There is a silence. I ask the two how they came to write the pantomime this year. They both gesture for the other to answer, a process that takes nearly three minutes, before they say in harmony “We pitched it in May”.

“We wanted the panto to be a fun, family show, working within the traditions of the genre but doing some fun new stuff too,” Hunt muses. “It’s really quite revolutionary.”

Jordan perks up. “Have you heard of Brecht?”

We move on. I ask them about their summers and how the writing progressed. Hunt looks me in my blue eyes and says that writing, to her, and to Jordan, is much like the water that she so gracefully pours into her beige KeepCup.

“It’s a fluid process. Things change.”

“Indeed,” slurps Jordan. “If you looked back at the script in June, or July, or indeed August, or indeed September, you think it had been written by different people.”

“And it had,” says Hunt.

Then together - “Our past selves.”

I inquired about where they wrote, if they wrote together in person, or via the tradition ‘Google Doc’ system, which dates back to pantomimes of the early Tudor period.

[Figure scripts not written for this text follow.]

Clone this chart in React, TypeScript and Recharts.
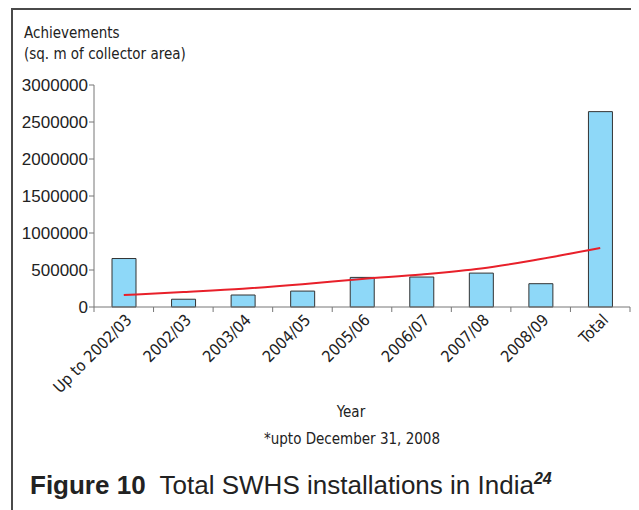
import React from 'react';
import { ComposedChart, Bar, Line, XAxis, YAxis } from 'recharts';

// Achievements per year (sq. m of collector area)
const categories = [
  'Up to 2002/03',
  '2002/03',
  '2003/04',
  '2004/05',
  '2005/06',
  '2006/07',
  '2007/08',
  '2008/09',
  'Total',
];
const achievements = [655000, 105000, 162000, 215000, 400000, 405000, 458000, 315000, 2640000];
// red trend curve, sampled at each category centre
const trend = [162000, 203000, 247000, 307000, 378000, 439000, 520000, 649000, 797000];
const yTicks = [0, 500000, 1000000, 1500000, 2000000, 2500000, 3000000];

const data = categories.map((year, i) => ({
  year,
  value: achievements[i],
  trend: trend[i],
}));

const FONT = '"Liberation Sans", Arial, sans-serif';
const NARROW = '"DejaVu Sans Condensed", "Liberation Sans", sans-serif';
const AXIS = '#777';

function YearTick(props: any) {
  const { x, y, payload, index } = props;
  const half = payload && payload.offset ? payload.offset : 29.8;
  const last = index === categories.length - 1;
  return (
    <g>
      <line x1={x - half} y1={y} x2={x - half} y2={y + 5} stroke={AXIS} />
      {last && <line x1={x + half} y1={y} x2={x + half} y2={y + 5} stroke={AXIS} />}
      <text
        x={x + 9}
        y={y + 14}
        textAnchor="end"
        transform={`rotate(-45 ${x + 9} ${y + 14})`}
        fontSize={16}
        fill="#222"
        fontFamily={NARROW}
      >
        {payload.value}
      </text>
    </g>
  );
}

const txt = (extra: React.CSSProperties): React.CSSProperties => ({
  position: 'absolute',
  fontFamily: NARROW,
  color: '#222',
  lineHeight: 1,
  whiteSpace: 'nowrap',
  ...extra,
});

export default function App() {
  return (
    <div style={{ position: 'relative', width: 631, height: 502, overflow: 'hidden', fontFamily: FONT }}>
      <div
        style={{
          position: 'absolute',
          left: 3,
          top: 0,
          width: 700,
          height: 600,
          borderLeft: '2px solid #4a4a4a',
          borderTop: '2px solid #4a4a4a',
        }}
      />
      <div style={txt({ left: 16, top: 18, fontSize: 15 })}>Achievements</div>
      <div style={txt({ left: 16, top: 39, fontSize: 15 })}>(sq. m of collector area)</div>

      <div style={{ position: 'absolute', left: 0, top: 0 }}>
        <ComposedChart
          width={631}
          height={400}
          data={data}
          margin={{ top: 77, right: 9, left: 0, bottom: 0 }}
        >
          <XAxis
            dataKey="year"
            interval={0}
            height={101}
            tickSize={0}
            tickMargin={0}
            tickLine={false}
            axisLine={{ stroke: AXIS }}
            tick={<YearTick />}
          />
          <YAxis
            domain={[0, 3000000]}
            ticks={yTicks}
            interval={0}
            width={86}
            tickSize={5}
            tickMargin={1}
            axisLine={{ stroke: AXIS }}
            tickLine={{ stroke: AXIS }}
            tick={{ fontSize: 17, fill: '#222', fontFamily: FONT }}
          />
          <Bar
            dataKey="value"
            barSize={24}
            fill="#8ed8f8"
            stroke="#333"
            strokeWidth={1}
            isAnimationActive={false}
          />
          <Line
            dataKey="trend"
            type="monotone"
            stroke="#e8202a"
            strokeWidth={2}
            dot={false}
            activeDot={false}
            isAnimationActive={false}
          />
        </ComposedChart>
      </div>

      <div style={txt({ left: 343, top: 397, fontSize: 15, transform: 'translateX(-50%)' })}>Year</div>
      <div style={txt({ left: 344, top: 424, fontSize: 15, transform: 'translateX(-50%)' })}>
        *upto December 31, 2008
      </div>
      <div style={txt({ left: 22, top: 463, fontSize: 26, fontFamily: FONT })}>
        <b>Figure 10</b>
        <span style={{ marginLeft: 14 }}>Total SWHS installations in India</span>
        <sup style={{ fontSize: 16, fontWeight: 'bold', fontStyle: 'italic', verticalAlign: 10 }}>24</sup>
      </div>
    </div>
  );
}
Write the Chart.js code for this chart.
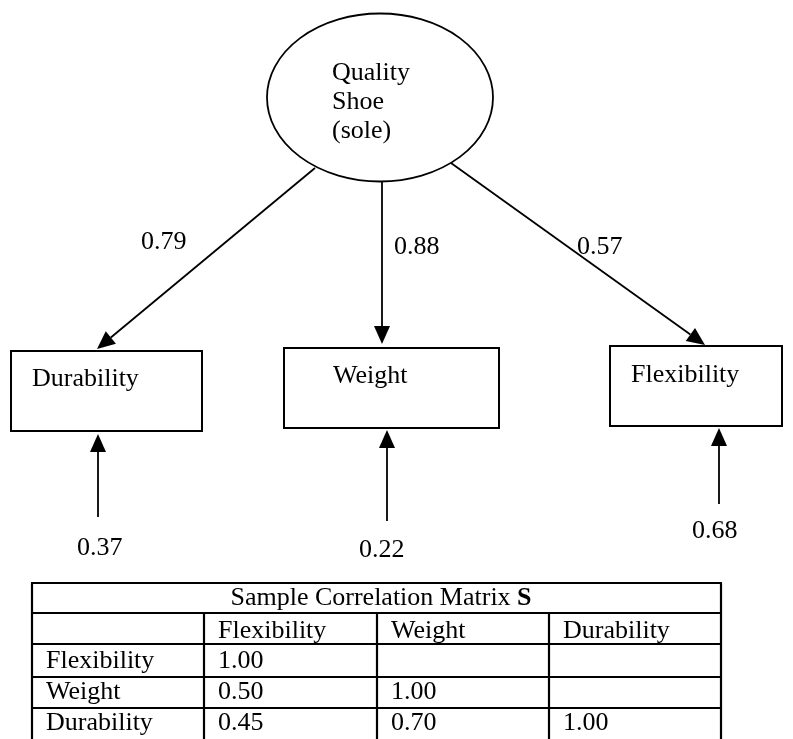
<!DOCTYPE html>
<html>
<head>
<meta charset="utf-8">
<script src="https://cdn.jsdelivr.net/npm/chart.js@4.4.1/dist/chart.umd.min.js"></script>
<style>
  body { margin: 0; background: #fff; }
  canvas { display: block; }
</style>
</head>
<body>
<canvas id="pathChart" width="793" height="739"></canvas>
<script>
// data
const latentLabel = ['Quality', 'Shoe', '(sole)'];
const indicators = ['Durability', 'Weight', 'Flexibility'];
const loadings = [0.79, 0.88, 0.57];
const errorVariances = [0.37, 0.22, 0.68];

const matrixTitle = 'Sample Correlation Matrix ';
const matrixVars = ['Flexibility', 'Weight', 'Durability'];
const corrFlexibility = [1.00];
const corrWeight = [0.50, 1.00];
const corrDurability = [0.45, 0.70, 1.00];

// layout (diagram units = pixels of the 793 x 739 area)
let layout = {
    ellipse: { cx: 380, cy: 97.5, rx: 113, ry: 84, textX: 332, baselines: [80, 109, 138] },
    boxes: [
        { x0: 11, x1: 202, y0: 351, y1: 431, textX: 32, base: 386 },
        { x0: 284, x1: 499, y0: 348, y1: 428, textX: 333, base: 383 },
        { x0: 610, x1: 782, y0: 346, y1: 426, textX: 631, base: 382 }
    ],
    loadArrows: [
        { from: [315, 168], to: [97, 349], label: [141, 249] },
        { from: [382, 182], to: [382, 344], label: [394, 254] },
        { from: [451, 163], to: [705, 345], label: [577, 254] }
    ],
    errArrows: [
        { from: [98, 517], to: [98, 434], label: [77, 555] },
        { from: [387, 521], to: [387, 430], label: [359, 557] },
        { from: [719, 504], to: [719, 428], label: [692, 538] }
    ],
    table: {
        cols: [32, 204, 377, 549, 721],
        rows: [583, 613, 644, 677, 708, 741],
        baselines: [605, 638, 668, 699, 730],
        titleCenter: 381,
        pad: 14
    }
};

const FONT = '26px "Liberation Serif", "Times New Roman", serif';
const BOLD = 'bold 26px "Liberation Serif", "Times New Roman", serif';

function arrow(ctx, x1, y1, x2, y2) {
    let ang = Math.atan2(y2 - y1, x2 - x1);
    let len = 18, half = 8;
    let bx = x2 - len * Math.cos(ang), by = y2 - len * Math.sin(ang);
    ctx.beginPath();
    ctx.moveTo(x1, y1);
    ctx.lineTo(bx, by);
    ctx.stroke();
    ctx.beginPath();
    ctx.moveTo(x2, y2);
    ctx.lineTo(bx + half * Math.sin(ang), by - half * Math.cos(ang));
    ctx.lineTo(bx - half * Math.sin(ang), by + half * Math.cos(ang));
    ctx.closePath();
    ctx.fill();
}

let diagramPlugin = {
    id: 'diagram',
    afterDraw(chart) {
        let ctx = chart.ctx;
        let X = v => chart.scales.x.getPixelForValue(v);
        let Y = v => chart.scales.y.getPixelForValue(v);
        ctx.save();
        ctx.strokeStyle = '#000';
        ctx.fillStyle = '#000';
        ctx.textBaseline = 'alphabetic';
        ctx.textAlign = 'left';
        ctx.font = FONT;

        // latent variable
        let e = layout.ellipse;
        ctx.lineWidth = 1.8;
        ctx.beginPath();
        ctx.ellipse(X(e.cx), Y(e.cy), e.rx, e.ry, 0, 0, Math.PI * 2);
        ctx.stroke();
        latentLabel.forEach((t, i) => ctx.fillText(t, X(e.textX), Y(e.baselines[i])));

        // indicator boxes
        indicators.forEach((name, i) => {
            let b = layout.boxes[i];
            ctx.lineWidth = 2;
            ctx.strokeRect(X(b.x0), Y(b.y0), X(b.x1) - X(b.x0), Y(b.y1) - Y(b.y0));
            ctx.fillText(name, X(b.textX), Y(b.base));
        });

        // loadings
        ctx.lineWidth = 1.8;
        layout.loadArrows.forEach((a, i) => {
            arrow(ctx, X(a.from[0]), Y(a.from[1]), X(a.to[0]), Y(a.to[1]));
            ctx.fillText(loadings[i].toFixed(2), X(a.label[0]), Y(a.label[1]));
        });

        // error variances
        layout.errArrows.forEach((a, i) => {
            arrow(ctx, X(a.from[0]), Y(a.from[1]), X(a.to[0]), Y(a.to[1]));
            ctx.fillText(errorVariances[i].toFixed(2), X(a.label[0]), Y(a.label[1]));
        });

        // correlation table
        let t = layout.table;
        let cols = t.cols, rows = t.rows;
        ctx.lineWidth = 2.2;
        ctx.beginPath();
        rows.forEach(r => { ctx.moveTo(X(cols[0]) - 1, Y(r)); ctx.lineTo(X(cols[4]) + 1, Y(r)); });
        ctx.moveTo(X(cols[0]), Y(rows[0])); ctx.lineTo(X(cols[0]), Y(rows[5]));
        ctx.moveTo(X(cols[4]), Y(rows[0])); ctx.lineTo(X(cols[4]), Y(rows[5]));
        for (let c = 1; c < 4; c++) {
            ctx.moveTo(X(cols[c]), Y(rows[1])); ctx.lineTo(X(cols[c]), Y(rows[5]));
        }
        ctx.stroke();

        ctx.font = FONT;
        let w1 = ctx.measureText(matrixTitle).width;
        ctx.font = BOLD;
        let w2 = ctx.measureText('S').width;
        let tx = X(t.titleCenter) - (w1 + w2) / 2;
        ctx.font = FONT;
        ctx.fillText(matrixTitle, tx, Y(t.baselines[0]));
        ctx.font = BOLD;
        ctx.fillText('S', tx + w1, Y(t.baselines[0]));
        ctx.font = FONT;

        matrixVars.forEach((v, i) => ctx.fillText(v, X(cols[i + 1] + t.pad), Y(t.baselines[1])));
        let corrRows = [corrFlexibility, corrWeight, corrDurability];
        corrRows.forEach((vals, r) => {
            let base = Y(t.baselines[r + 2]);
            ctx.fillText(matrixVars[r], X(cols[0] + t.pad), base);
            vals.forEach((v, c) => ctx.fillText(v.toFixed(2), X(cols[c + 1] + t.pad), base));
        });
        ctx.restore();
    }
};

let ctx = document.getElementById('pathChart');
new Chart(ctx, {
    type: 'scatter',
    data: { datasets: [{ data: [], pointRadius: 0 }] },
    options: {
        responsive: false,
        animation: false,
        devicePixelRatio: 1,
        layout: { padding: 0 },
        plugins: { legend: { display: false }, tooltip: { enabled: false } },
        scales: {
            x: { type: 'linear', min: 0, max: 793, display: false },
            y: { type: 'linear', min: 0, max: 739, reverse: true, display: false }
        }
    },
    plugins: [diagramPlugin]
});
</script>
</body>
</html>
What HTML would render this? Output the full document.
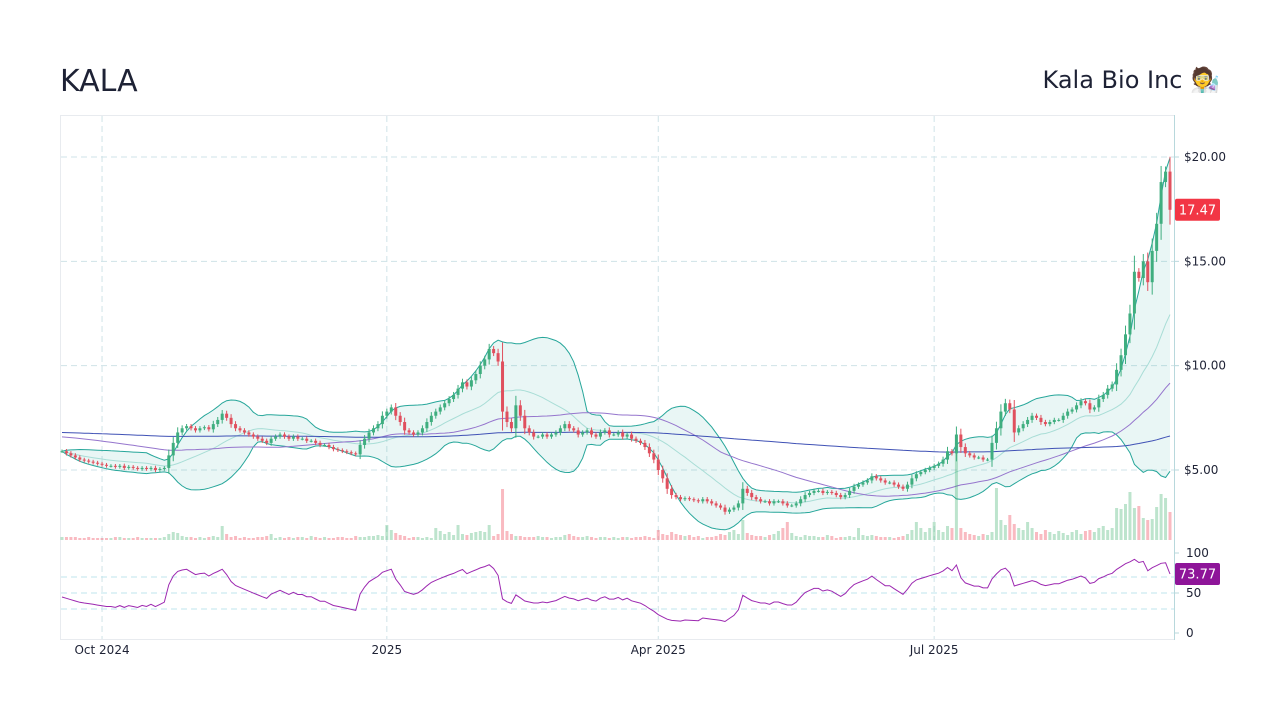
<!DOCTYPE html>
<html><head><meta charset="utf-8"><style>
body{margin:0;background:#fff;font-family:"DejaVu Sans","Liberation Sans",sans-serif;}
#wrap{position:relative;width:1280px;height:720px;overflow:hidden;}
.t{position:absolute;color:#1e2235;}
</style></head><body>
<div id="wrap">
<div class="t" style="left:60px;top:64px;font-size:30px;">KALA</div>
<div class="t" style="right:60px;top:66px;font-size:24px;">Kala Bio Inc 🧑‍🔬</div>
<svg id="svg" width="1280" height="720" style="position:absolute;left:0;top:0;font-family:'DejaVu Sans','Liberation Sans',sans-serif"></svg>
</div>
<script>
const closes=[5.9,5.8,5.7,5.6,5.5,5.45,5.4,5.35,5.3,5.25,
5.2,5.2,5.15,5.2,5.1,5.15,5.1,5.05,5.1,5.05,
5.1,5.0,5.05,5.1,5.7,6.3,6.8,7.0,7.1,7.0,
6.9,7.0,7.05,6.95,7.2,7.4,7.7,7.5,7.2,7.0,
6.9,6.8,6.7,6.6,6.5,6.4,6.3,6.5,6.6,6.7,
6.6,6.5,6.6,6.5,6.5,6.4,6.4,6.3,6.2,6.2,
6.1,6.0,5.95,5.9,5.85,5.8,5.75,6.2,6.5,6.8,
7.0,7.2,7.6,7.8,8.0,7.6,7.3,6.9,6.8,6.7,
6.8,7.0,7.3,7.6,7.8,8.0,8.2,8.4,8.6,8.9,
9.2,9.0,9.3,9.6,10.0,10.3,10.8,10.6,10.2,7.8,
7.3,7.0,8.1,7.6,7.0,6.8,6.6,6.6,6.7,6.6,
6.7,6.8,7.0,7.2,7.0,6.9,6.7,6.8,6.9,6.7,
6.6,6.8,6.9,6.7,6.7,6.8,6.6,6.7,6.5,6.4,
6.3,6.1,5.8,5.5,5.0,4.6,4.1,3.8,3.7,3.6,
3.65,3.6,3.55,3.5,3.6,3.5,3.4,3.3,3.2,3.0,
3.1,3.2,3.4,4.1,3.9,3.7,3.6,3.5,3.5,3.4,
3.5,3.5,3.4,3.3,3.3,3.4,3.6,3.8,3.9,4.0,
4.0,3.9,3.95,3.9,3.8,3.7,3.8,4.0,4.2,4.3,
4.4,4.5,4.7,4.6,4.5,4.4,4.4,4.3,4.2,4.1,
4.3,4.6,4.8,4.9,5.0,5.1,5.2,5.3,5.5,5.9,
5.8,6.7,6.1,5.8,5.7,5.6,5.6,5.5,5.5,6.3,
7.0,7.8,8.2,7.9,6.8,7.0,7.2,7.4,7.6,7.5,
7.3,7.2,7.3,7.4,7.4,7.6,7.8,7.9,8.1,8.3,
8.2,7.9,8.0,8.4,8.6,8.9,9.1,9.8,10.5,11.5,
12.5,14.5,14.2,15.0,14.0,15.5,16.8,18.8,19.3,17.47];
const volumes=[3,3,3,3,2,2,3,2,2,2,
2,2,3,3,2,2,2,3,2,2,
2,2,2,3,6,8,7,4,3,3,
2,3,2,3,4,3,14,6,3,4,
2,3,2,2,3,3,4,6,2,3,
2,3,2,3,3,2,4,3,2,3,
2,2,3,3,2,2,4,3,3,4,
4,5,4,15,10,7,5,4,2,3,
3,2,3,2,12,9,6,8,5,15,
6,5,7,8,9,8,15,4,6,51,
9,6,4,4,3,3,3,4,3,3,
2,3,3,5,6,4,3,3,4,3,
2,3,3,2,3,2,3,3,2,3,
3,4,3,2,10,6,5,8,6,5,
4,5,3,4,2,3,3,4,6,5,
8,10,6,20,7,5,4,4,3,5,
6,9,12,18,7,4,3,5,4,4,
3,3,5,4,2,3,3,4,3,12,
5,4,5,4,3,3,3,2,3,4,
6,10,18,12,8,12,18,10,8,14,
12,97,12,8,6,5,4,6,5,8,
52,20,15,25,16,12,10,18,12,8,
6,10,8,6,9,7,5,8,10,6,
9,10,8,12,14,10,12,32,31,36,
48,32,34,22,20,21,33,46,42,28];
const priceTicks=[5,10,15,20];
const priceTickLabels=["$5.00","$10.00","$15.00","$20.00"];
const timeTicks=[{i:9,label:"Oct 2024"},{i:73,label:"2025"},{i:134,label:"Apr 2025"},{i:196,label:"Jul 2025"}];
const rsiTicks=[0,50,100];
const rsiLevels=[30,50,70];
const priorLevel=6.6;

const svg=document.getElementById('svg');
const NS='http://www.w3.org/2000/svg';
function mk(tag,attrs,parent){const e=document.createElementNS(NS,tag);for(const k in attrs)e.setAttribute(k,attrs[k]);(parent||svg).appendChild(e);return e;}
const N=closes.length;
const X0=62,X1=1170;
const xs=i=>X0+i*(X1-X0)/(N-1);
const yP=p=>157+(20-p)*20.867;
const yV=v=>540-v;
const yR=r=>633-r*0.8;

let e=mk('rect',{x:60.5,y:115.5,width:1114,height:524,fill:'none',stroke:'#e8ebef'});

e=mk('line',{x1:1174.5,y1:115,x2:1174.5,y2:640,stroke:'#b8d8dc'});

timeTicks.forEach(t=>{const x=xs(t.i);
 const g=mk('line',{x1:x,y1:116,x2:x,y2:639,stroke:'#cfe3e8','stroke-dasharray':'6,4'});
 
 const tx=mk('text',{x:x,y:654,'font-size':12,'text-anchor':'middle',fill:'#1e2235'});tx.textContent=t.label;
 });
priceTicks.forEach((p,k)=>{const y=yP(p);
 const g=mk('line',{x1:61,y1:y,x2:1174,y2:y,stroke:'#cfe3e8','stroke-dasharray':'6,4'});
 
 mk('line',{x1:1174,y1:y,x2:1179,y2:y,stroke:'#b8d8dc'});
 const tx=mk('text',{x:1184,y:y+4,'font-size':12,fill:'#1e2235'});tx.textContent=priceTickLabels[k];
 });
rsiLevels.forEach(r=>{const g=mk('line',{x1:61,y1:yR(r),x2:1174,y2:yR(r),stroke:'#bfe6ee','stroke-dasharray':'6,4'});
 });
rsiTicks.forEach(r=>{const y=yR(r);mk('line',{x1:1174,y1:y,x2:1179,y2:y,stroke:'#b8d8dc'});
 const tx=mk('text',{x:1186,y:y+4,'font-size':12,fill:'#1e2235'});tx.textContent=String(r);
 });

const opens=closes.map((c,i)=>i?closes[i-1]:c);
function sma(n,seed){return closes.map((c,i)=>{let s=0;for(let k=i-n+1;k<=i;k++)s+=(k<0?seed:closes[k]);return s/n;});}
const mid=[],up=[],lo=[];
for(let i=0;i<N;i++){const a=Math.max(0,i-19);const w=closes.slice(a,i+1);const m=w.reduce((s,v)=>s+v,0)/w.length;
 const sd=Math.sqrt(w.reduce((s,v)=>s+(v-m)*(v-m),0)/w.length);mid.push(m);up.push(m+2*sd);lo.push(m-2*sd);}
const s50=sma(50,priorLevel),s200=sma(200,priorLevel+0.2);
const pts=a=>a.map((v,i)=>xs(i).toFixed(1)+','+yP(v).toFixed(1));
e=mk('polygon',{points:pts(up).concat(pts(lo).reverse()).join(' '),fill:'rgba(38,166,154,0.1)',stroke:'none'});

[[up,'#26a69a','bollinger-upper'],[lo,'#26a69a','bollinger-lower'],[mid,'#a8ddd6','bollinger-middle'],[s50,'#9575cd','sma-50'],[s200,'#3f51b5','sma-200']].forEach(([a,c,n])=>{
 const l=mk('polyline',{points:pts(a).join(' '),fill:'none',stroke:c,'stroke-width':1});
 });

volumes.forEach((v,i)=>{const g=closes[i]>=opens[i];
 const r=mk('rect',{x:xs(i)-1.5,y:yV(v),width:3,height:v,fill:g?'rgba(38,166,91,0.3)':'rgba(239,83,100,0.4)'});
 });
closes.forEach((c,i)=>{const o=opens[i];const g=c>=o;const col=g?'#3fae7f':'#e0505e';
 const w=Math.max(0.08,Math.abs(c-o)*0.35+0.07);
 const hi=Math.max(o,c)+w,lw=Math.min(o,c)-w;const x=xs(i);
 const grp=mk('g',{});
 mk('line',{x1:x,y1:yP(hi),x2:x,y2:yP(lw),stroke:col,'stroke-width':1},grp);
 const t=yP(Math.max(o,c)),b=yP(Math.min(o,c));
 mk('rect',{x:x-1.5,y:t,width:3,height:Math.max(1,b-t),fill:col},grp);});

const rsi=[];let ag=0.09,al=0.11;
for(let i=0;i<N;i++){if(i===0){rsi.push(100-100/(1+ag/al));continue;}const d=closes[i]-closes[i-1];const gg=Math.max(d,0),ll=Math.max(-d,0);
 ag=(ag*13+gg)/14;al=(al*13+ll)/14;rsi.push(al===0?100:100-100/(1+ag/al));}
e=mk('polyline',{points:rsi.map((r,i)=>xs(i).toFixed(1)+','+yR(r).toFixed(1)).join(' '),fill:'none',stroke:'#9c27b0','stroke-width':1});


const last=closes[N-1];
const lb=mk('g',{});
mk('rect',{x:1175,y:yP(last)-11,width:45,height:22,rx:2,fill:'#f23645'},lb);
let tx=mk('text',{x:1197.5,y:yP(last)+4.5,'font-size':13,'text-anchor':'middle',fill:'#fff'},lb);tx.textContent=last.toFixed(2);
const lr=rsi[N-1];
const rb=mk('g',{});
mk('rect',{x:1175,y:yR(lr)-11,width:45,height:22,rx:2,fill:'#8e1599'},rb);
tx=mk('text',{x:1197.5,y:yR(lr)+4.5,'font-size':13,'text-anchor':'middle',fill:'#fff'},rb);tx.textContent=lr.toFixed(2);
</script>
</body></html>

Hunt scoffs. Jordan scoffs. Then in unison they reply, “Shaftesbury. Bristol. Berlin. Both East and West. We also used a Google doc regularly, thank you very kindly.”

“Berlin?” I ask.

“Yes, we wrote Act II there. We needed to get into a new space, and we found the Berghain to be a real creative diuretic.”

I baulk slightly but move on, but not before Jordan has a chance to show me an album of polaroids of every picture he’d taken in Berlin. They were entirely comprised of portraits of old women who he found ‘moving’ to capture. He weeps for half an hour and Hunt busies herself with a game of Solitaire in the meantime. “A metaphor,” she remarks.

I ask them eventually about their feelings now the pantomime is cast and beginning to take shape.

“It’s extraordinary,” quips Jordan. “I had no idea this would happen at the end of the writing. I’m shocked but I’m delighted.”

Hunt concurs, solemnly. She removes her sunglasses to shed a single tear then locks horns with me and says, “At least we get paid. In satisfaction. The only true currency.”

They are dead behind the eyes. I decide to end the interview. I leave, and Hunt and Jordan sit staring forward, mouthing silently the entire pantomime script in synchronicity.

WRITER’S NOTE: On a genuine note, we couldn’t think of many interesting things to say about the writing process so wrote that splurge you just read. In reality, it consisted mostly of us sat in rooms together periodically crying with laughter then staring blankly at our laptops. It’s been really fun and we’re so excited to see what it becomes in the hands of the wonderful cast and crew. If you do come, we hope you enjoy it!